» **Aim of the task**
Copy word for word the lines in the records below, starting at the line with "Clone this chart in Chart.js." and ending at the line with "const NOTE = '#7b2463';". Skip the pictures.

» **Collected data entries**
# # # # # # #
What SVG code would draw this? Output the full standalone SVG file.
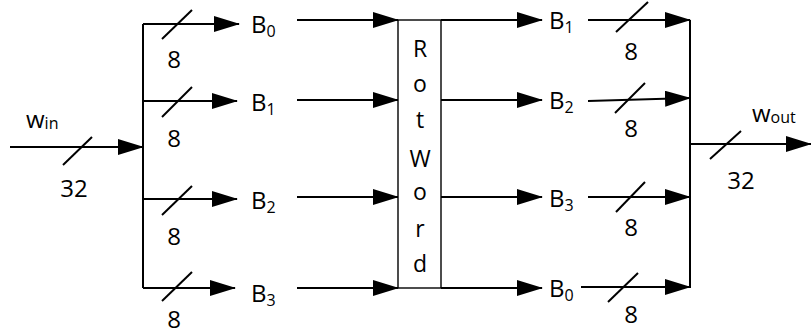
<svg xmlns="http://www.w3.org/2000/svg" width="811" height="335" viewBox="0 0 811 335">
  <style>
    .w { stroke: #000; stroke-width: 2; fill: none; }
    .arr { stroke: #000; stroke-width: 2; fill: none; marker-end: url(#ah); }
    .sl { stroke: #000; stroke-width: 2; fill: none; }
    .box { stroke: #000; stroke-width: 1.4; fill: #fff; }
    text { font-family: "Open Sans", "Noto Sans", sans-serif; fill: #000; }
    .lb { font-size: 24px; }
    .sub { font-size: 16px; }
    .n { font-size: 24px; text-anchor: middle; }
    .rw { font-size: 23px; text-anchor: middle; }
  </style>
  <defs>
    <marker id="ah" markerUnits="userSpaceOnUse" markerWidth="26" markerHeight="16" refX="25" refY="8" orient="auto" viewBox="0 0 26 16">
      <path d="M0,0 L26,8 L0,16 z" fill="#000"/>
    </marker>
  </defs>

  <!-- wires and buses -->
  <g id="connectors">
    <!-- input word into the split bus -->
    <path class="arr" d="M10,147 H143"/>
    <path class="w" d="M143,24 V288"/>
    <path class="arr" d="M143,24 H239"/>
    <path class="arr" d="M143,101 H237"/>
    <path class="arr" d="M143,199 H237"/>
    <path class="arr" d="M143,288 H235"/>
    <!-- bytes into RotWord -->
    <path class="arr" d="M297,20 H398"/>
    <path class="arr" d="M297,100 H398"/>
    <path class="arr" d="M297,197 H398"/>
    <path class="arr" d="M297,288 H398"/>
    <!-- bytes out of RotWord -->
    <path class="arr" d="M441,20 H542"/>
    <path class="arr" d="M441,100 H542"/>
    <path class="arr" d="M441,197 H542"/>
    <path class="arr" d="M441,288 H542"/>
    <!-- bytes into the join bus -->
    <path class="arr" d="M588,20 H690"/>
    <path class="arr" d="M588,101 L690,98"/>
    <path class="arr" d="M588,197 H690"/>
    <path class="arr" d="M581,287 H690"/>
    <path class="w" d="M690,20 V288"/>
    <!-- output word -->
    <path class="arr" d="M690,144 H811"/>
    <!-- bus-width slashes -->
    <path class="sl" d="M63,165 L92,137"/>
    <path class="sl" d="M162,39 L192,10"/>
    <path class="sl" d="M162,117 L192,87"/>
    <path class="sl" d="M162,215 L192,186"/>
    <path class="sl" d="M162,301 L192,272"/>
    <path class="sl" d="M616,32 L648,2"/>
    <path class="sl" d="M615,113 L645,83"/>
    <path class="sl" d="M616,212 L645,182"/>
    <path class="sl" d="M608,302 L638,273"/>
    <path class="sl" d="M710,159 L741,131"/>
  </g>

  <!-- bus widths -->
  <g id="widths">
    <text class="n" x="74" y="197">32</text>
    <text class="n" x="174" y="68">8</text>
    <text class="n" x="174" y="147">8</text>
    <text class="n" x="174" y="245">8</text>
    <text class="n" x="174" y="328">8</text>
    <text class="n" x="631" y="60">8</text>
    <text class="n" x="631" y="137">8</text>
    <text class="n" x="631" y="236">8</text>
    <text class="n" x="631" y="323">8</text>
    <text class="n" x="741" y="189">32</text>
  </g>

  <!-- word labels -->
  <g id="w-in">
    <text class="lb" x="26" y="128">w<tspan class="sub" dy="1">in</tspan></text>
  </g>
  <g id="w-out">
    <text class="lb" x="752" y="122">w<tspan class="sub" dy="1">out</tspan></text>
  </g>

  <!-- input bytes -->
  <g id="in-bytes">
    <text class="lb" x="251" y="33">B<tspan class="sub" dy="4">0</tspan></text>
    <text class="lb" x="251" y="111">B<tspan class="sub" dy="4">1</tspan></text>
    <text class="lb" x="251" y="209">B<tspan class="sub" dy="4">2</tspan></text>
    <text class="lb" x="251" y="302">B<tspan class="sub" dy="4">3</tspan></text>
  </g>

  <!-- rotated output bytes -->
  <g id="out-bytes">
    <text class="lb" x="549" y="29">B<tspan class="sub" dy="4">1</tspan></text>
    <text class="lb" x="549" y="109">B<tspan class="sub" dy="4">2</tspan></text>
    <text class="lb" x="549" y="207">B<tspan class="sub" dy="4">3</tspan></text>
    <text class="lb" x="549" y="297">B<tspan class="sub" dy="4">0</tspan></text>
  </g>

  <!-- RotWord block -->
  <g id="rotword">
    <rect class="box" x="398" y="20" width="43" height="268"/>
    <text class="rw" x="420" y="57">R</text>
    <text class="rw" x="420" y="92">o</text>
    <text class="rw" x="420" y="128">t</text>
    <text class="rw" x="420" y="167">W</text>
    <text class="rw" x="420" y="200">o</text>
    <text class="rw" x="420" y="237">r</text>
    <text class="rw" x="420" y="272">d</text>
  </g>
</svg>
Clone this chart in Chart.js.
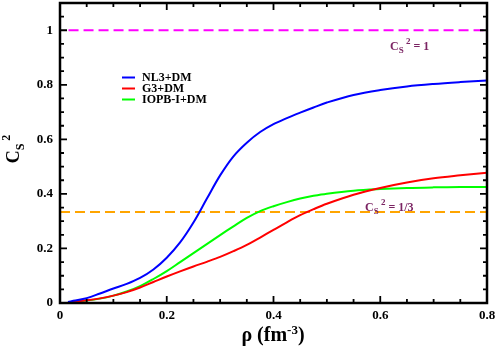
<!DOCTYPE html>
<html>
<head>
<meta charset="utf-8">
<script src="https://cdn.jsdelivr.net/npm/chart.js"></script>
<style>
  body { margin: 0; background: #fff; }
</style>
</head>
<body>
<canvas id="myChart" width="498" height="351"></canvas>
<script>
// density grid (fm^-3) and squared sound speed for each model
const rho  = [0.015, 0.025, 0.05, 0.075, 0.1, 0.125, 0.15, 0.175, 0.2, 0.225, 0.25, 0.275, 0.3, 0.325, 0.35, 0.375, 0.4, 0.425, 0.45, 0.475, 0.5, 0.55, 0.6, 0.65, 0.7, 0.75, 0.8];
const nl3  = [0.004, 0.008, 0.018, 0.035, 0.053, 0.07, 0.092, 0.123, 0.166, 0.222, 0.295, 0.382, 0.468, 0.538, 0.588, 0.627, 0.656, 0.678, 0.698, 0.717, 0.735, 0.763, 0.781, 0.794, 0.803, 0.81, 0.816];
const g3   = [0.003, 0.005, 0.01, 0.017, 0.027, 0.04, 0.057, 0.077, 0.097, 0.116, 0.134, 0.151, 0.169, 0.19, 0.213, 0.24, 0.268, 0.296, 0.322, 0.344, 0.364, 0.397, 0.422, 0.442, 0.457, 0.468, 0.478];
const iopb = [0.003, 0.005, 0.009, 0.016, 0.027, 0.042, 0.062, 0.088, 0.117, 0.15, 0.183, 0.216, 0.249, 0.281, 0.312, 0.337, 0.355, 0.37, 0.383, 0.393, 0.401, 0.412, 0.418, 0.422, 0.424, 0.425, 0.425];
const seriesNames = ['NL3+DM', 'G3+DM', 'IOPB-I+DM'];
const seriesColors = ['#0000ff', '#ff0000', '#00ff00'];

// causal limit and conformal limit
const limitOneX = [0.016, 0.8];
const limitOne = [1, 1];
const limitThirdX = [0, 0.8];
const limitThird = [1 / 3, 1 / 3];

const xTicks = [0, 0.2, 0.4, 0.6, 0.8];
const yTicks = [0, 0.2, 0.4, 0.6, 0.8, 1];

const SERIF = "'Liberation Serif', 'Times New Roman', serif";
const NOTE = '#7b2463';

function pts(xs, ys) {
  return xs.map((x, i) => ({ x: x, y: ys[i] }));
}

// C with subscript S and superscript 2, then optional tail text
function drawCs(ctx, x, y, big, small, sub, sup, tail, tailSize) {
  ctx.font = 'bold ' + big + 'px ' + SERIF;
  ctx.fillText('C', x, y);
  x += ctx.measureText('C').width;
  ctx.font = 'bold ' + small + 'px ' + SERIF;
  ctx.fillText('S', x, y + sub);
  x += ctx.measureText('S ').width;
  ctx.fillText('2', x, y - sup);
  x += ctx.measureText('2').width;
  if (tail) {
    ctx.font = 'bold ' + tailSize + 'px ' + SERIF;
    ctx.fillText(tail, x, y);
  }
}

const decor = {
  id: 'decor',
  afterDraw(chart) {
    const ctx = chart.ctx;
    const a = chart.chartArea;
    const xs = chart.scales.x, ys = chart.scales.y;
    ctx.save();

    // inward ticks on all four sides
    ctx.strokeStyle = '#000';
    ctx.lineWidth = 1.8;
    ctx.beginPath();
    for (let i = 0; i <= 16; i++) {
      const px = xs.getPixelForValue(i * 0.05);
      const len = i % 4 === 0 ? 7 : 4;
      ctx.moveTo(px, a.bottom); ctx.lineTo(px, a.bottom - len);
      ctx.moveTo(px, a.top); ctx.lineTo(px, a.top + len);
    }
    for (let i = 0; i <= 22; i++) {
      const py = ys.getPixelForValue(i * 0.05);
      const len = i % 4 === 0 ? 7 : 4;
      ctx.moveTo(a.left, py); ctx.lineTo(a.left + len, py);
      ctx.moveTo(a.right, py); ctx.lineTo(a.right - len, py);
    }
    ctx.stroke();

    // frame
    ctx.lineWidth = 2.5;
    ctx.strokeRect(a.left, a.top, a.right - a.left, a.bottom - a.top);

    // legend
    ctx.textBaseline = 'middle';
    ctx.textAlign = 'left';
    ctx.font = 'bold 12px ' + SERIF;
    seriesNames.forEach((name, i) => {
      const ly = 77.5 + i * 11;
      ctx.strokeStyle = seriesColors[i];
      ctx.lineWidth = 2;
      ctx.beginPath();
      ctx.moveTo(122, ly); ctx.lineTo(135, ly);
      ctx.stroke();
      ctx.fillStyle = '#000';
      ctx.fillText(name, 142, ly + 0.5);
    });

    // limit notes
    ctx.textBaseline = 'alphabetic';
    ctx.fillStyle = NOTE;
    drawCs(ctx, 390, 50, 12, 9, 3, 6, ' = 1', 12);
    drawCs(ctx, 365, 211, 12, 9, 3, 6, ' = 1/3', 12);

    // y axis title, rotated
    ctx.fillStyle = '#000';
    ctx.save();
    ctx.translate(19, 149);
    ctx.rotate(-Math.PI / 2);
    ctx.font = 'bold 18px ' + SERIF;
    let w = ctx.measureText('C').width;
    ctx.font = 'bold 12px ' + SERIF;
    w += ctx.measureText('S 2').width;
    drawCs(ctx, -w / 2, 0, 18, 12, 5, 9, '', 12);
    ctx.restore();

    // x axis title
    ctx.font = 'bold 20px ' + SERIF;
    const w1 = ctx.measureText('\u03c1 (fm').width;
    const w3 = ctx.measureText(')').width;
    ctx.font = 'bold 13px ' + SERIF;
    const w2 = ctx.measureText('-3').width;
    let tx = 273 - (w1 + w2 + w3) / 2;
    ctx.font = 'bold 20px ' + SERIF;
    ctx.fillText('\u03c1 (fm', tx, 341);
    tx += w1;
    ctx.font = 'bold 13px ' + SERIF;
    ctx.fillText('-3', tx, 334);
    tx += w2;
    ctx.font = 'bold 20px ' + SERIF;
    ctx.fillText(')', tx, 341);

    ctx.restore();
  }
};

const ctx = document.getElementById('myChart').getContext('2d');
const myChart = new Chart(ctx, {
  type: 'line',
  data: {
    datasets: [
      { label: seriesNames[0], data: pts(rho, nl3), borderColor: seriesColors[0] },
      { label: seriesNames[1], data: pts(rho, g3), borderColor: seriesColors[1] },
      { label: seriesNames[2], data: pts(rho, iopb), borderColor: seriesColors[2] },
      { label: 'cs2 = 1', data: pts(limitOneX, limitOne), borderColor: '#ff00ff', borderDash: [10, 5], tension: 0 },
      { label: 'cs2 = 1/3', data: pts(limitThirdX, limitThird), borderColor: '#ffa500', borderDash: [10, 5], tension: 0 }
    ]
  },
  options: {
    responsive: false,
    animation: false,
    layout: { padding: { top: 3, right: 11, left: 0, bottom: 0 } },
    elements: {
      line: { borderWidth: 2, tension: 0.35, fill: false },
      point: { radius: 0 }
    },
    plugins: { legend: { display: false }, tooltip: { enabled: false } },
    scales: {
      x: {
        type: 'linear',
        min: 0,
        max: 0.8,
        afterFit: s => { s.height = 48; s.paddingLeft = 0; s.paddingRight = 0; },
        afterBuildTicks: s => { s.ticks = xTicks.map(v => ({ value: v })); },
        grid: { display: false, drawTicks: false },
        border: { display: false },
        ticks: {
          padding: 5,
          color: '#000',
          font: { family: SERIF, size: 13, weight: 'bold' },
          callback: v => String(v),
          maxRotation: 0
        }
      },
      y: {
        type: 'linear',
        min: 0,
        max: 1.1,
        afterFit: s => { s.width = 60; s.paddingTop = 0; s.paddingBottom = 0; },
        afterBuildTicks: s => { s.ticks = yTicks.map(v => ({ value: v })); },
        grid: { display: false, drawTicks: false },
        border: { display: false },
        ticks: {
          padding: 7,
          color: '#000',
          font: { family: SERIF, size: 13, weight: 'bold' },
          callback: v => String(v)
        }
      }
    }
  },
  plugins: [decor]
});
</script>
</body>
</html>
# # # # # # #
» **Result for this exercise**
Clone this chart in Chart.js.
<!DOCTYPE html>
<html>
<head>
<meta charset="utf-8">
<script src="https://cdn.jsdelivr.net/npm/chart.js"></script>
<style>
  body { margin: 0; background: #fff; }
</style>
</head>
<body>
<canvas id="myChart" width="498" height="351"></canvas>
<script>
// density grid (fm^-3) and squared sound speed for each model
const rho  = [0.015, 0.025, 0.05, 0.075, 0.1, 0.125, 0.15, 0.175, 0.2, 0.225, 0.25, 0.275, 0.3, 0.325, 0.35, 0.375, 0.4, 0.425, 0.45, 0.475, 0.5, 0.55, 0.6, 0.65, 0.7, 0.75, 0.8];
const nl3  = [0.004, 0.008, 0.018, 0.035, 0.053, 0.07, 0.092, 0.123, 0.166, 0.222, 0.295, 0.382, 0.468, 0.538, 0.588, 0.627, 0.656, 0.678, 0.698, 0.717, 0.735, 0.763, 0.781, 0.794, 0.803, 0.81, 0.816];
const g3   = [0.003, 0.005, 0.01, 0.017, 0.027, 0.04, 0.057, 0.077, 0.097, 0.116, 0.134, 0.151, 0.169, 0.19, 0.213, 0.24, 0.268, 0.296, 0.322, 0.344, 0.364, 0.397, 0.422, 0.442, 0.457, 0.468, 0.478];
const iopb = [0.003, 0.005, 0.009, 0.016, 0.027, 0.042, 0.062, 0.088, 0.117, 0.15, 0.183, 0.216, 0.249, 0.281, 0.312, 0.337, 0.355, 0.37, 0.383, 0.393, 0.401, 0.412, 0.418, 0.422, 0.424, 0.425, 0.425];
const seriesNames = ['NL3+DM', 'G3+DM', 'IOPB-I+DM'];
const seriesColors = ['#0000ff', '#ff0000', '#00ff00'];

// causal limit and conformal limit
const limitOneX = [0.016, 0.8];
const limitOne = [1, 1];
const limitThirdX = [0, 0.8];
const limitThird = [1 / 3, 1 / 3];

const xTicks = [0, 0.2, 0.4, 0.6, 0.8];
const yTicks = [0, 0.2, 0.4, 0.6, 0.8, 1];

const SERIF = "'Liberation Serif', 'Times New Roman', serif";
const NOTE = '#7b2463';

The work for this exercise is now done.